Some other things to watch out for…

Beware of studies that imply that correlations they have found are causal unless they show exactly how they are causal, as in a randomized controlled trial. Beware of studies that try to correlate too many things at once. This is often done in the soft sciences such as psychology and sociology. An example may be a study where I claim that frowning at people causes them to lose their job. Maybe I found that frowning at people makes them unhappy, and then I reference another article that found a correlation between people who are unhappy and their proclivity to lose their job. Beware of studies that make moral claims. Remember, science is not a claim on human values, and is not a prescription for how people should live their lives. Science also has a hard time answering questions that are too idiosyncratic, for practical reasons. For instance, there is no experiment on how the twitching of the buccinator muscle of my face correlates with how often I think of Westworld. Science cannot make claims on things for which we have no information. Scientific consensus can and often does change with new information. This is not a bug, it is a feature. The scientific community, when working effectively, adapts to information we did not previously have.
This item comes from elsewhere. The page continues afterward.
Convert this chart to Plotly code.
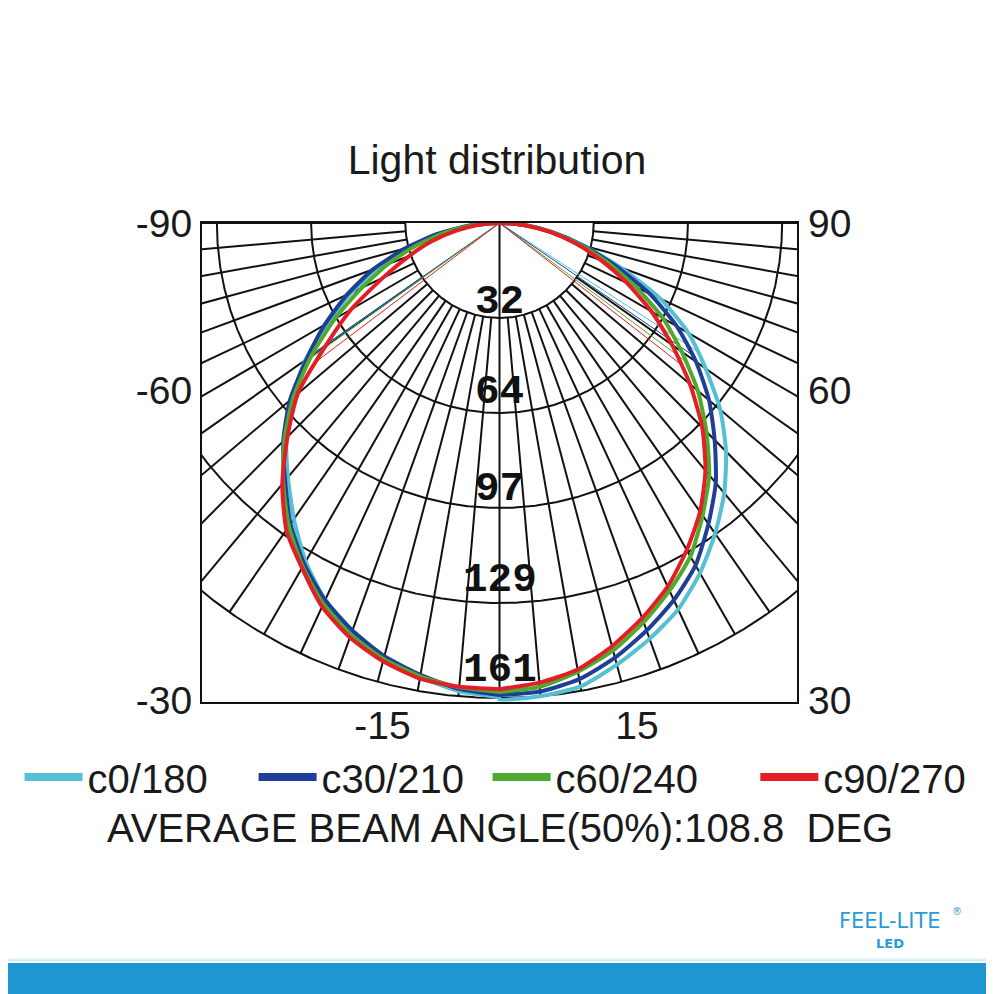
import numpy as np
import plotly.graph_objects as go

# ---------------- data ----------------
ANGLES = [0, 5, 10, 15, 20, 25, 30, 35, 40, 45, 50, 55, 60, 65, 70, 75, 80, 85, 90]

# intensity (cd) per angle; right half = first plane, left half = opposite plane
C0 = [161.5, 161.0, 159.5, 155.0, 150.0, 144.5, 137.0, 128.5, 119.5, 109.5, 98.5, 86.0, 74.5, 60.5, 44.0, 30.0, 18.5, 9.0, 0.0]
C180 = [161.0, 159.3, 156.3, 152.5, 147.5, 141.0, 132.5, 122.5, 112.5, 103.0, 92.5, 81.0, 68.0, 56.0, 44.5, 32.5, 21.0, 10.0, 0.0]
C30 = [160.0, 159.4, 157.0, 152.5, 147.0, 141.0, 134.0, 124.5, 115.0, 104.0, 93.5, 82.0, 70.0, 56.5, 42.0, 29.5, 18.5, 9.0, 0.0]
C210 = [160.0, 158.5, 155.5, 152.0, 147.0, 141.0, 133.5, 124.5, 114.0, 104.5, 93.5, 80.5, 69.0, 57.5, 46.0, 33.5, 21.5, 10.5, 0.0]
C60 = [159.0, 157.8, 154.4, 150.0, 144.0, 137.5, 130.5, 121.0, 111.5, 100.0, 88.5, 76.0, 64.5, 51.5, 39.5, 28.5, 18.0, 9.0, 0.0]
C240 = [159.0, 158.0, 156.0, 153.0, 148.5, 142.5, 134.5, 125.5, 115.0, 104.0, 92.0, 78.5, 65.0, 52.0, 40.5, 29.5, 19.0, 9.5, 0.0]
C90 = [158.0, 156.4, 153.7, 148.5, 142.5, 136.0, 128.0, 119.5, 109.5, 98.0, 85.0, 72.0, 60.0, 48.0, 37.0, 27.0, 17.5, 8.5, 0.0]
C270 = [158.0, 157.8, 156.8, 153.8, 149.5, 143.5, 135.0, 127.0, 115.5, 102.5, 90.0, 72.5, 58.5, 44.0, 33.0, 24.0, 15.0, 7.0, 0.0]

SERIES_NAMES = ["c0/180", "c30/210", "c60/240", "c90/270"]
SERIES_COLORS = ["#55C0D3", "#1F3E97", "#4DAA2E", "#E41E26"]
RIGHT_HALVES = [C0, C30, C60, C90]
LEFT_HALVES = [C180, C210, C240, C270]

RING_VALUES = [32.2, 64.4, 96.6, 128.8, 161.0]
RING_LABELS = ["32", "64", "97", "129", "161"]
SPOKE_ANGLES = list(range(-90, 95, 5))

LEFT_TICK_VALS = [0.0, -56.6, -161.8]
LEFT_TICK_TEXT = ["-90", "-60", "-30"]
RIGHT_TICK_TEXT = ["90", "60", "30"]
BOTTOM_TICK_VALS = [-40.0, 47.0]
BOTTOM_TICK_TEXT = ["-15", "15"]

TITLE = "Light distribution"
BEAM_TEXT = "AVERAGE BEAM ANGLE(50%):108.8\u00a0 DEG"

# ---------------- geometry (page pixels; the page has an 8px body margin) ----------------
OFF = 8
BOX_L, BOX_R, BOX_T, BOX_B = 197, 797, 223, 702
W = H = 994 - OFF
ML, MT = BOX_L - OFF, BOX_T - OFF
MR, MB = W - (BOX_R - OFF), H - (BOX_B - OFF)
PW, PH = BOX_R - BOX_L, BOX_B - BOX_T
PX = 475.0 / 161.0          # pixels per cd
XR = PW / 2 / PX
YR = PH / PX

# per-ring label offset above the ring (px)
LABEL_RAISE = [16, 21, 19, 23, 28]
# legend sample start positions (page px)
LEGEND_X = [25, 261, 497, 767]

SANS = "Liberation Sans, Arial, sans-serif"
MONO = "Liberation Mono, Courier New, monospace"
INK = "#1a1a1a"
BRAND = "#2B9BD7"


def px2paper(px, py):
    return (px - BOX_L) / PW, (BOX_B - py) / PH


def to_xy(theta_deg, r):
    t = np.radians(np.asarray(theta_deg, dtype=float))
    r = np.asarray(r, dtype=float)
    return r * np.sin(t), -r * np.cos(t)


fig = go.Figure()

# grid rings
for rv in RING_VALUES:
    th = np.linspace(-90, 90, 721)
    x, y = to_xy(th, np.full_like(th, rv))
    fig.add_trace(go.Scatter(x=x, y=y, mode="lines", line=dict(color="#111111", width=2),
                             hoverinfo="skip", showlegend=False))

# spokes
sx, sy = [], []
for a in SPOKE_ANGLES:
    r0 = 0.0 if a == 0 else RING_VALUES[0]
    x, y = to_xy([a, a], [r0, RING_VALUES[-1]])
    sx += list(x) + [None]
    sy += list(y) + [None]
fig.add_trace(go.Scatter(x=sx, y=sy, mode="lines", line=dict(color="#111111", width=2),
                         hoverinfo="skip", showlegend=False))

# half-intensity (50%) lines
for name, col, right, left in zip(SERIES_NAMES, SERIES_COLORS, RIGHT_HALVES, LEFT_HALVES):
    peak = max(max(right), max(left))
    h = 0.5 * peak
    for half, sign in ((right, 1), (left, -1)):
        a_half = float(np.interp(h, half[::-1], ANGLES[::-1]))
        x, y = to_xy([0, sign * a_half], [0, h])
        fig.add_trace(go.Scatter(x=x, y=y, mode="lines", line=dict(color=col, width=1),
                                 hoverinfo="skip", showlegend=False))

# curves
for name, col, right, left in zip(SERIES_NAMES, SERIES_COLORS, RIGHT_HALVES, LEFT_HALVES):
    th = [-a for a in ANGLES[::-1]] + ANGLES
    rr = left[::-1] + right
    x, y = to_xy(th, rr)
    fig.add_trace(go.Scatter(x=x, y=y, mode="lines", name=name,
                             line=dict(color=col, width=4, shape="spline", smoothing=0.6),
                             showlegend=False))

# legend entries (thicker sample lines), one legend per entry
legend_keys = ["legend", "legend2", "legend3", "legend4"]
for name, col, key in zip(SERIES_NAMES, SERIES_COLORS, legend_keys):
    fig.add_trace(go.Scatter(x=[None], y=[None], mode="lines", name=name, legend=key,
                             line=dict(color=col, width=8), showlegend=True))

# right axis carrier
fig.add_trace(go.Scatter(x=[None], y=[None], yaxis="y2", showlegend=False, hoverinfo="skip"))

# ring labels
for rv, lab, raise_px in zip(RING_VALUES, RING_LABELS, LABEL_RAISE):
    fig.add_annotation(x=0, y=-rv, xref="x", yref="y", text=lab, showarrow=False,
                       yanchor="middle", yshift=raise_px,
                       font=dict(family=MONO, size=41, color="#111111", weight="bold"))

bx, by = px2paper(498, 828)
fig.add_annotation(x=bx, y=by, xref="paper", yref="paper",
                   text=BEAM_TEXT, showarrow=False, xanchor="center", yanchor="middle",
                   font=dict(family=SANS, size=40, color=INK))

# logo
lx, ly = px2paper(891, 921)
fig.add_annotation(x=lx, y=ly, xref="paper", yref="paper",
                   text="FEEL-LITE", showarrow=False, xanchor="center", yanchor="middle",
                   font=dict(family="DejaVu Sans", size=21, color=BRAND))
rx, ry = px2paper(958, 911)
fig.add_annotation(x=rx, y=ry, xref="paper", yref="paper",
                   text="®", showarrow=False, xanchor="center", yanchor="middle",
                   font=dict(family="DejaVu Sans", size=10, color=BRAND))
ex, ey = px2paper(891, 943)
fig.add_annotation(x=ex, y=ey, xref="paper", yref="paper",
                   text="<b>LED</b>", showarrow=False, xanchor="center", yanchor="middle",
                   font=dict(family="DejaVu Sans", size=13, color=BRAND))

# bottom band
x0, y0 = px2paper(0, 963)
x1, y1 = px2paper(1000, 1000)
fig.add_shape(type="rect", xref="paper", yref="paper", x0=x0, x1=x1, y0=y0, y1=y1,
              fillcolor="#1E96D2", line=dict(width=0), layer="above")
_, yl = px2paper(0, 960)
fig.add_shape(type="line", xref="paper", yref="paper", x0=x0, x1=x1, y0=yl, y1=yl,
              line=dict(color="#DCEEF8", width=3), layer="above")

legend_layout = {}
for key, lxp in zip(legend_keys, LEGEND_X):
    gx, gy = px2paper(lxp - 12, 777)
    legend_layout[key] = dict(orientation="h", x=gx, xanchor="left", y=gy, yanchor="middle",
                              font=dict(family=SANS, size=40, color=INK),
                              itemwidth=58, bgcolor="rgba(0,0,0,0)")

fig.update_layout(
    width=W, height=H,
    margin=dict(l=ML, r=MR, t=MT, b=MB, pad=0),
    paper_bgcolor="white", plot_bgcolor="white",
    title=dict(text=TITLE, x=(497 - OFF) / W, xanchor="center", y=1 - (160 - OFF) / H,
               yref="container", yanchor="middle",
               font=dict(family=SANS, size=41, color=INK)),
    xaxis=dict(range=[-XR, XR], showgrid=False, zeroline=False, showline=True, mirror=True,
               linecolor="#111111", linewidth=2, ticks="", tickmode="array",
               tickvals=BOTTOM_TICK_VALS, ticktext=BOTTOM_TICK_TEXT,
               tickfont=dict(family=SANS, size=39, color=INK), ticklabelstandoff=-12),
    yaxis=dict(range=[-YR, 0], showgrid=False, zeroline=False, showline=True, mirror=True,
               linecolor="#111111", linewidth=2, ticks="", tickmode="array",
               tickvals=LEFT_TICK_VALS, ticktext=LEFT_TICK_TEXT,
               tickfont=dict(family=SANS, size=39, color=INK), ticklabelstandoff=0),
    yaxis2=dict(range=[-YR, 0], overlaying="y", side="right", showgrid=False, zeroline=False,
                showline=False, ticks="", tickmode="array",
                tickvals=LEFT_TICK_VALS, ticktext=RIGHT_TICK_TEXT,
                tickfont=dict(family=SANS, size=39, color=INK), ticklabelstandoff=10),
    showlegend=True,
    **legend_layout,
)

fig.write_html("out.html")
Science is the perfection of skepticism and questioning. It is a deep meditation on how we can say something a claim is true or false. It is what builds rockets that don’t blow up, and it is what helps us find life savings treatments. It is a system that every reputable doctor bets their patients' lives. It is what I have bet my life on, and the way I make practical decisions as a doctor. I hope this article has been illuminating. Please respond with any questions you may have or corrections to mistakes I may have made.